I would argue, however, that there is a better way. Long before negative savings rates ought to be considered in a contraction, I think the state should move in on the side of borrowers. By lowering borrower's payment amounts in line with negative interest rate targets they would do the same thing as what they expect an attack upon the notion of savings to do, increase spending within the economy within which entrepreneurs are active. Further, if nothing is actually done to the real periodic payment to the lender, if borrowers pay less because the state is making up the difference between the coupon amount of the loan and the negative interest amount, then the theoretical size of the money supply captured in an accounting sense remains as it was. And while this is in effect it can be determined where there was actual destructive usury, such that the coupon amount of those loans can be lowered. This way, in a time of serious doubt as to the economic foundation for taking chances, entrepreneurs, and some home buyers, would actually be incentivized to borrow due to the opportunity cost of not doing so.

So, you see, the bank bailouts were truly capitalist in nature. Instead of taking that money and spearheading an action that would have sought justice in terms of the rate structure the state propped up the capitalists. Why not, though. That was what they perceived as the thing to do. They could only see the one way relationship that interest rates had with private property.

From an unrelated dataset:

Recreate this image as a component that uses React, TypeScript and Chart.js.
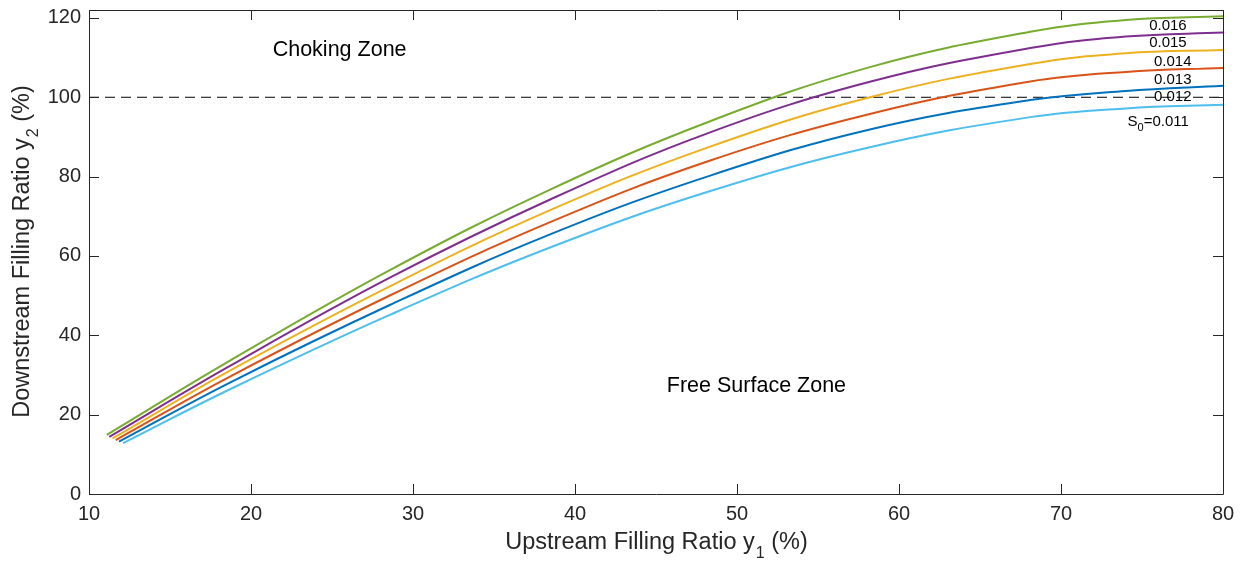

What is justice? In strictest terms it is about making an injured party whole. You can use the metaphor of the traffic accident to understand it. Whether the accident happened within a roundabout, the UK way of readily adjusted interest rates on most loans, or a signalized intersection, the US way of mostly fixed rate loans, justice demands that the accident be cleared and traffic restored. In the sense that we are talking about justice for a whole society we are talking about it being about restoring traffic. But another aspect of justice is to see when the structure of something necessarily leads to crashes. When that is the case then a junction must be redesigned.